NELLIS AIR FORCE BASE, Nev.—The third core value of the Air Force is “Excellence in All We Do.” According to Air Force Instruction 1-1, the “Little Blue Book,” Excellence in All We Do, directs us to develop a sustained passion for continuous process improvement and innovation that will propel the Air Force into a long-term, upward vector of accomplishment and performance.
I’d like to say it simply as a desire to improve processes and solve problems in support of our mission. But are we excellent in all we do?
Do you work in a chaotic and disorganized workplace and go home drained at the end of the day? Do you work with processes that are broken? Are you stressed because you waste time with rework, duplication and unnecessary steps in your daily work processes? (The OPR/EPR/Awards/Decorations process comes to mind). Are you constantly “putting out fires?” Do you work in an organization with recurring problems? Only you can determine if you’re excellent in all you do and if not, how can you get there? The answer is continuous process improvement.
CPI is an ongoing effort to improve quality, products, services or processes and solve problems; it’s about getting better at what you do. Problem solving is one attribute of CPI and learning the methodology behind the AF practical problem solving model and properly applying it in your organization will help Airmen become better problem solvers. The result; an increase in Airmen productivity, motivation, morale and a problem solved.
The traditional thinking of problem solving is to throw additional resources (money/manpower) at it and expecting resolve. It’s a kneejerk reaction and for a majority of problems, it doesn’t work or you get “short lived” results. Problems are usually solved through the use of collective knowledge, analysis and creativity; it’s about people using brainpower.
On April 13, 1970, approximately 200,000 miles from Earth, Apollo 13 encountered a problem, resulting in additional concerns; carbon dioxide (CO2) buildup, reentry and the astronaut’s safe recovery. NASA’s failure to solve was not an option as three lives were at stake. To solve, the folks on the ground, and the astronauts used brainpower, ingenuity and some makeshift materials (duct tape, cardboard, hose and a few other basic items)— you gotta love duct tape.

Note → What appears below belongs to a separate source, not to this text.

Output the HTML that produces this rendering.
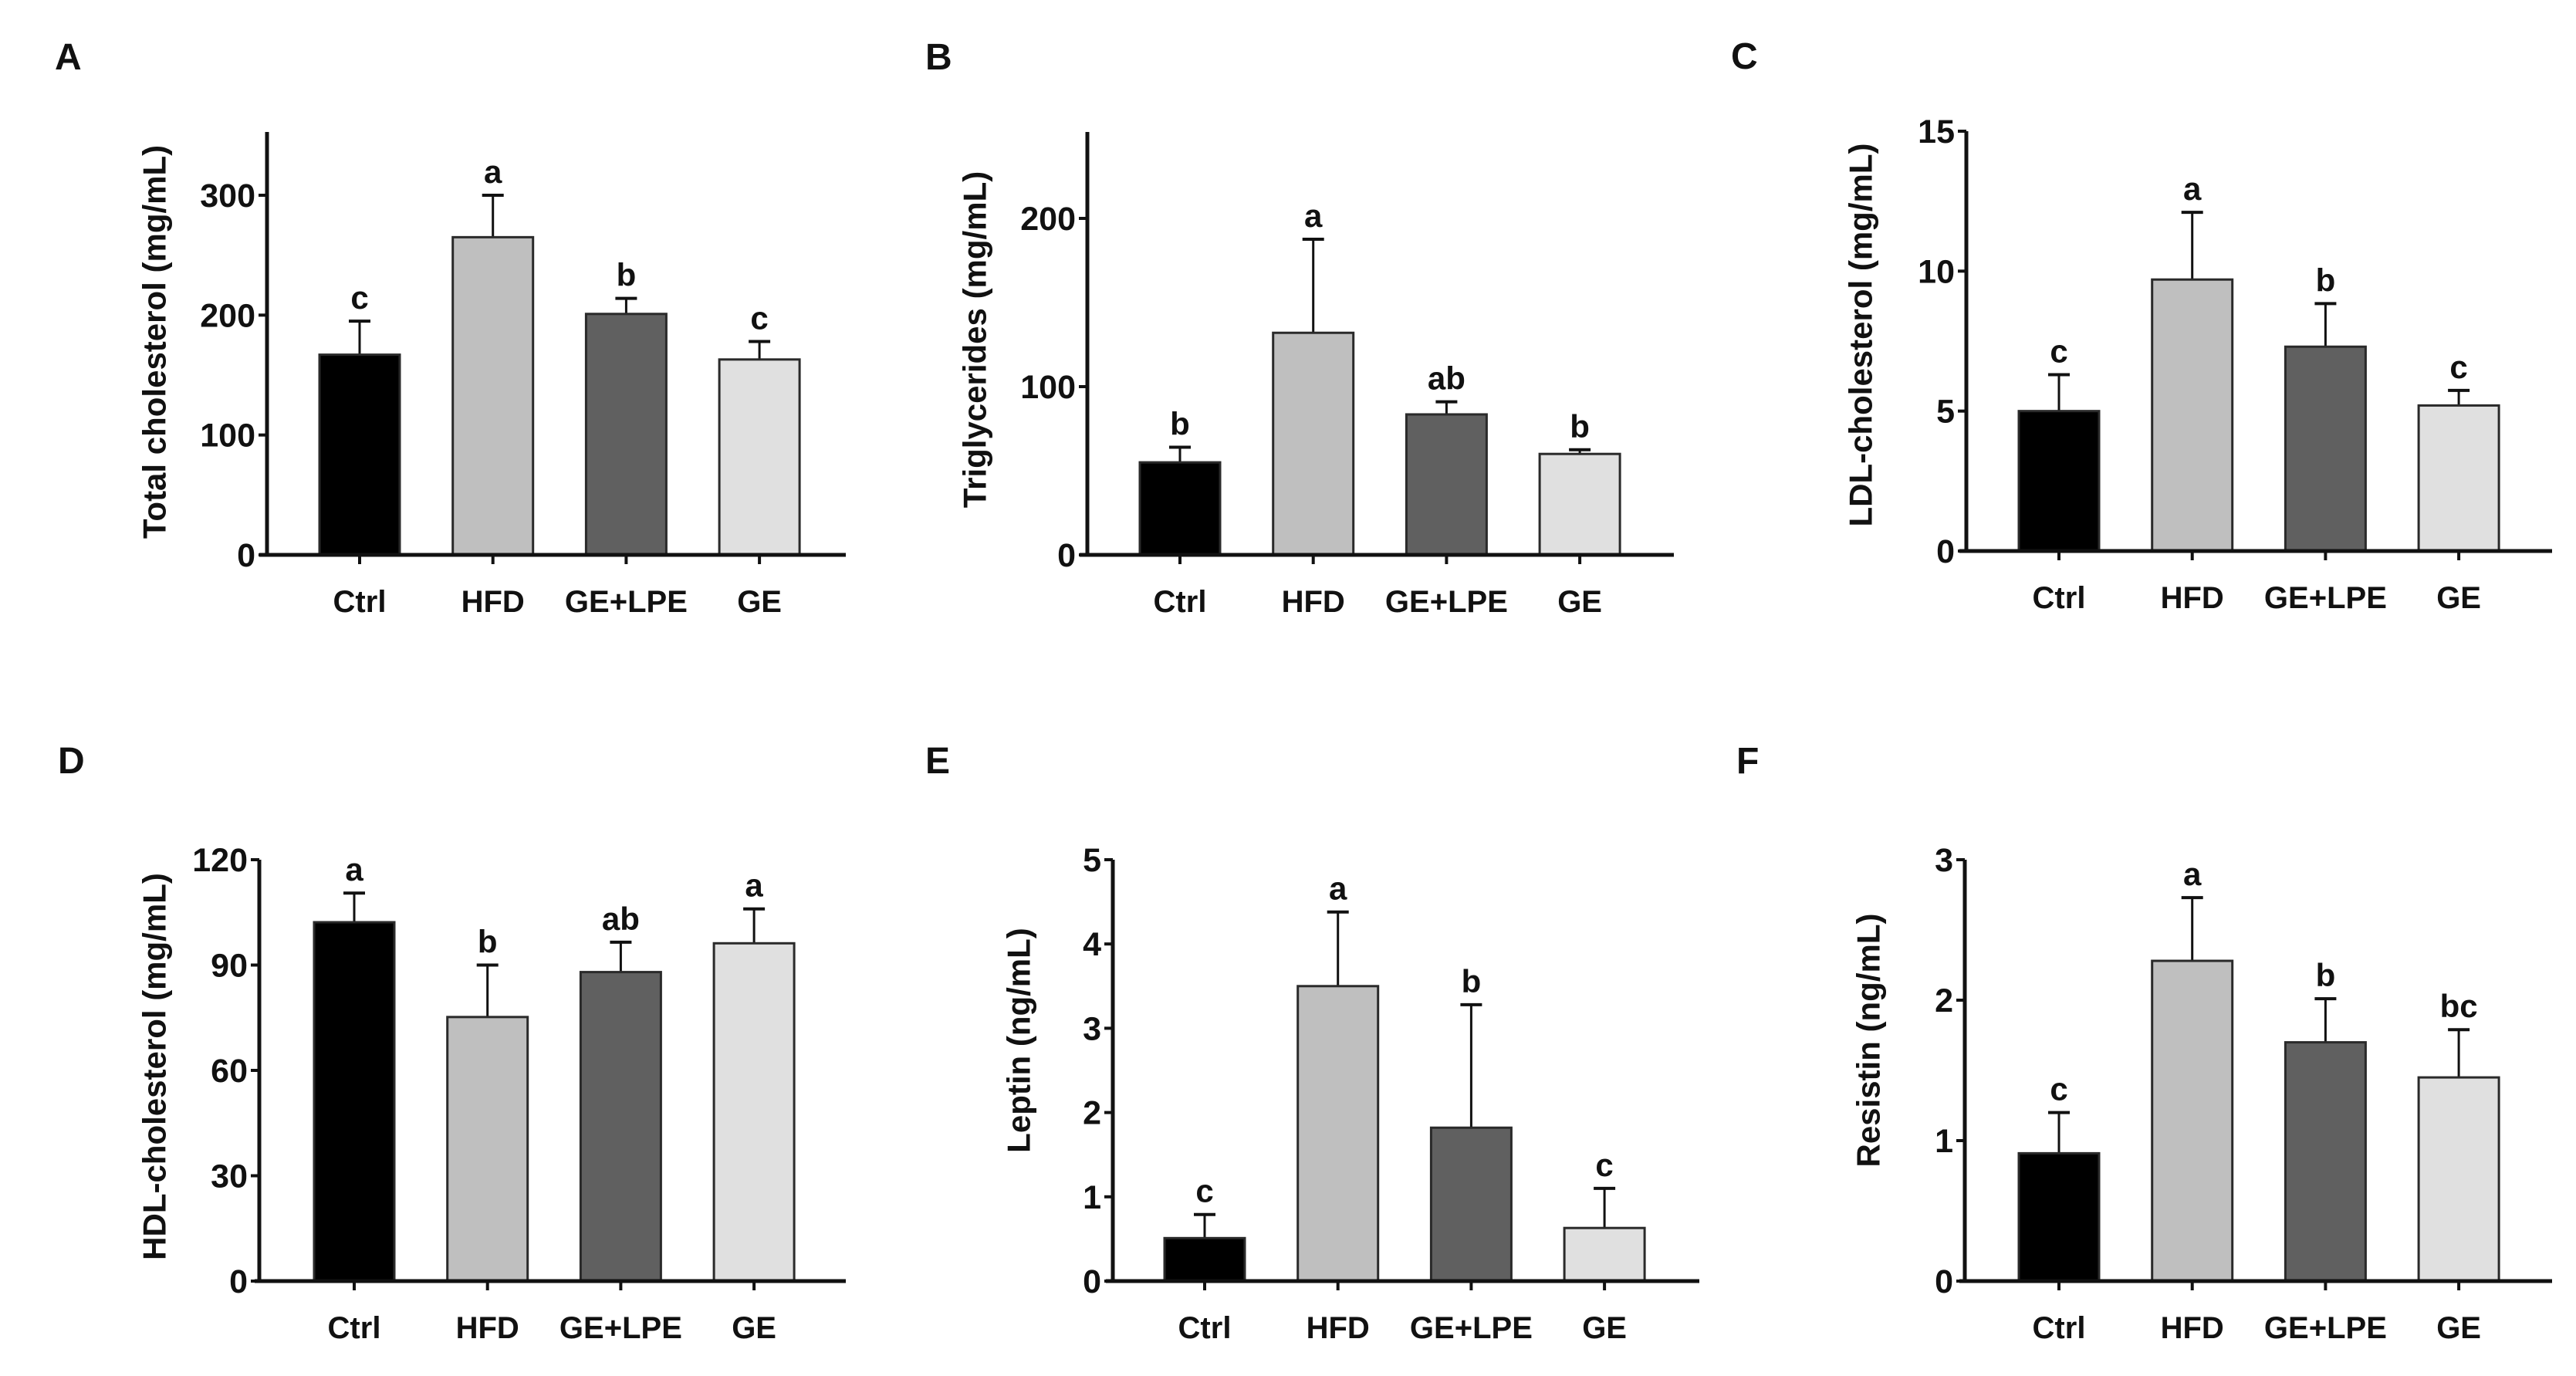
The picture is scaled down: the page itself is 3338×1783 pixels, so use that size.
<!DOCTYPE html>
<html><head><meta charset="utf-8">
<style>
html,body{margin:0;padding:0;background:#fff;}
svg{display:block;}
text{font-family:"Liberation Sans Narrow","Liberation Sans",sans-serif;font-weight:bold;fill:#111;}
</style></head>
<body>
<svg id="fig" width="3338" height="1783" viewBox="0 0 3338 1783" xmlns="http://www.w3.org/2000/svg"></svg>
<script>
const categories = ["Ctrl","HFD","GE+LPE","GE"];
const valsA = [167,265,201,163];   const errA = [195,300,214,178];   const lettA = ["c","a","b","c"];
const valsB = [55,132,83.5,60];    const errB = [64,187.6,91,62.5];  const lettB = ["b","a","ab","b"];
const valsC = [5.0,9.7,7.3,5.2];   const errC = [6.3,12.1,8.84,5.74];const lettC = ["c","a","b","c"];
const valsD = [102.2,75.2,88,96.2];const errD = [110.5,90,96.5,106]; const lettD = ["a","b","ab","a"];
const valsE = [0.51,3.5,1.82,0.63];const errE = [0.79,4.38,3.28,1.10];const lettE = ["c","a","b","c"];
const valsF = [0.91,2.28,1.70,1.45];const errF = [1.20,2.73,2.01,1.79];const lettF = ["c","a","b","bc"];
const ticksA = [0,100,200,300];
const ticksB = [0,100,200];
const ticksC = [0,5,10,15];
const ticksD = [0,30,60,90,120];
const ticksE = [0,1,2,3,4,5];
const ticksF = [0,1,2,3];
const titles = ["Total cholesterol (mg/mL)","Triglycerides (mg/mL)","LDL-cholesterol (mg/mL)","HDL-cholesterol (mg/mL)","Leptin (ng/mL)","Resistin (ng/mL)"];
const panelLetters = ["A","B","C","D","E","F"];
const fills = ["#000000","#bfbfbf","#606060","#e0e0e0"];

const panels = [
 {vals:valsA,err:errA,lett:lettA,ticks:ticksA,refV:300,refY:253,zeroY:719,axisX:346,axisTop:171,xs:336,xe:1096,b0:414,lx:71,ly:90,tx:200,ty:443},
 {vals:valsB,err:errB,lett:lettB,ticks:ticksB,refV:200,refY:283,zeroY:719,axisX:1409,axisTop:171,xs:1399,xe:2169,b0:1477,lx:1199,ly:90,tx:1263,ty:440},
 {vals:valsC,err:errC,lett:lettC,ticks:ticksC,refV:15,refY:170,zeroY:714,axisX:2548,axisTop:170,xs:2539,xe:3307,b0:2616,lx:2243,ly:89,tx:2411,ty:434},
 {vals:valsD,err:errD,lett:lettD,ticks:ticksD,refV:120,refY:1114,zeroY:1660,axisX:336,axisTop:1114,xs:330,xe:1096,b0:407,lx:75,ly:1002,tx:200,ty:1382},
 {vals:valsE,err:errE,lett:lettE,ticks:ticksE,refV:5,refY:1114,zeroY:1660,axisX:1442,axisTop:1114,xs:1433,xe:2202,b0:1509,lx:1199,ly:1002,tx:1320,ty:1348},
 {vals:valsF,err:errF,lett:lettF,ticks:ticksF,refV:3,refY:1114,zeroY:1660,axisX:2546,axisTop:1114,xs:2539,xe:3307,b0:2616,lx:2250,ly:1002,tx:2421,ty:1348}
];
const NS="http://www.w3.org/2000/svg";
const svg=document.getElementById('fig');
function mk(tag,attrs,parent){const e=document.createElementNS(NS,tag);for(const k in attrs)e.setAttribute(k,attrs[k]);(parent||svg).appendChild(e);return e;}
const pitch=172.7, bw=104;
panels.forEach((p,pi)=>{
  const g=mk('g',{});
  
  
  const y=v=>p.zeroY-(p.zeroY-p.refY)*v/p.refV;
  const lab=mk('text',{x:p.lx,y:p.ly,'font-size':48},g);
  lab.textContent=panelLetters[pi];
  
  
  const t=mk('text',{x:p.tx,y:p.ty,'font-size':42,'text-anchor':'middle','dominant-baseline':'central',transform:`rotate(-90 ${p.tx} ${p.ty})`},g);
  t.textContent=titles[pi];
  
  
  // bars
  categories.forEach((c,i)=>{
    const x=p.b0+pitch*i, cx=x+bw/2;
    const top=y(p.vals[i]), et=y(p.err[i]);
    const el=mk('line',{x1:cx,x2:cx,y1:top,y2:et,stroke:'#111','stroke-width':3},g);
    
    
    const cap=mk('line',{x1:cx-14,x2:cx+14,y1:et,y2:et,stroke:'#111','stroke-width':4},g);
    
    
    const r=mk('rect',{x:x,y:top,width:bw,height:p.zeroY-top,fill:fills[i],stroke:'#2a2a2a','stroke-width':3},g);
    
    
    const lt=mk('text',{x:cx,y:et-16,'font-size':42,'text-anchor':'middle'},g);
    lt.textContent=p.lett[i];
    
    
    const tk=mk('line',{x1:cx,x2:cx,y1:p.zeroY,y2:p.zeroY+12,stroke:'#111','stroke-width':4},g);
    
    
    const cl=mk('text',{x:cx,y:p.zeroY+74,'font-size':40,'text-anchor':'middle'},g);
    cl.textContent=c;
    
    
  });
  // axes
  const ya=mk('line',{x1:p.axisX,x2:p.axisX,y1:p.axisTop,y2:p.zeroY+2,stroke:'#111','stroke-width':5},g);
  
  
  const xa=mk('line',{x1:p.xs,x2:p.xe,y1:p.zeroY,y2:p.zeroY,stroke:'#111','stroke-width':5},g);
  
  
  p.ticks.forEach(v=>{
    const yy=y(v);
    const tl=mk('line',{x1:p.axisX-11,x2:p.axisX,y1:yy,y2:yy,stroke:'#111','stroke-width':4},g);
    
    
    const tx=mk('text',{x:p.axisX-15,y:yy+15,'font-size':43,'text-anchor':'end'},g);
    tx.textContent=v;
    
    
  });
});
</script>
</body></html>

NASA was able to fit a square peg in a round hole and bring the astronauts home safely. Despite not landing on the moon as intended, I believe NASA achieved excellence that day, and they did it without throwing additional money or manpower at it—they used what they already had.
When you’re plagued with problems facing your work center, don’t default to “throwing” money and/or manpower at it to solve — use your mind and seek the collective knowledge of Airmen, and you too can put a little “excellence” back in to what you do.